British elite unit carrying out secret missions in Iraq, hundreds of ISIS militants killed
Sources from the Ministry of Defense had previously stated that the Special Air Service (SAS), which is an elite unit of the British Army, had only been involved in non-combat missions. However, aside from operating in a reconnaissance role in Iraq, they have also been taking part in eliminating IS militants, a special report by the Mail on Sunday found.
The SAS has been making good use of intelligence to identify potential targets, mainly through the use of drones. Once an objective has been identified, the troops are dropped in IS territory by Royal Air Force Chinook helicopters, sometimes 50 miles (80 kilometers) from their intended target, as the engines of the helicopters are so loud.
The British publication learned that these missions have been taking place on a near daily basis for the last four weeks and are often undertaken at night, in order to take the IS fighters by surprise. Quad bikes and all-terrain vehicles are the preferred modes of transport, giving the SAS much greater mobility to engage in their guerilla-style tactics, which are mainly carried out using sniper rifles. The surprise factor has been crucial to the SAS’s success. During bombing raids, IS forces have more time to move to safer areas,
A source for the SAS says the tactics are working and the group formally known as ISIS/ISIL is struggling to cope with the surprise factor. “Our tactics are putting the fear of God into IS as they don’t know where we’re going to strike next and there’s frankly nothing they can do to stop us,” the Mail on Sunday reports.
“We’re degrading their morale. They can run and hide if they see planes in the sky but they can’t see or hear us. Using so many snipers takes the fear factor to another level too; the terrorists don’t know what’s happening. They just see their colleagues lying dead in the sand,” the source added.

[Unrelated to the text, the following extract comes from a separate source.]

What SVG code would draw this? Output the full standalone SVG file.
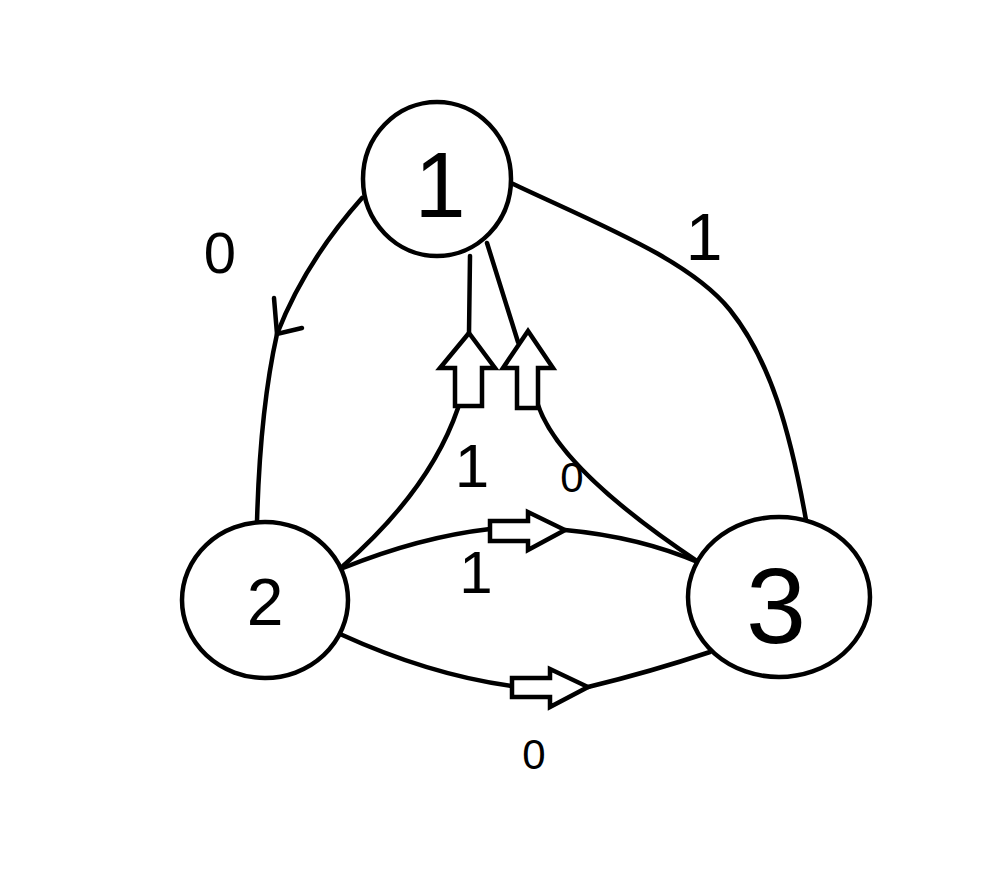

Aside from trying to dent the moral of IS militants; the SAS missions are also trying to undermine the terrorist group’s supply lines in the west of Iraq. The daring raids have been so successful that the SAS is in need of extra ammunition as their supplies are running low.
A spring offensive is expected to take place in 2015, which will be led by US and British commanders. This could see 300 UK trainers leading a program to train Iraqi and Kurdish forces in combat missions and how to defuse explosive devices. However, despite the success of the SAS missions, no British forces are expected to take part in the offensive on the ground.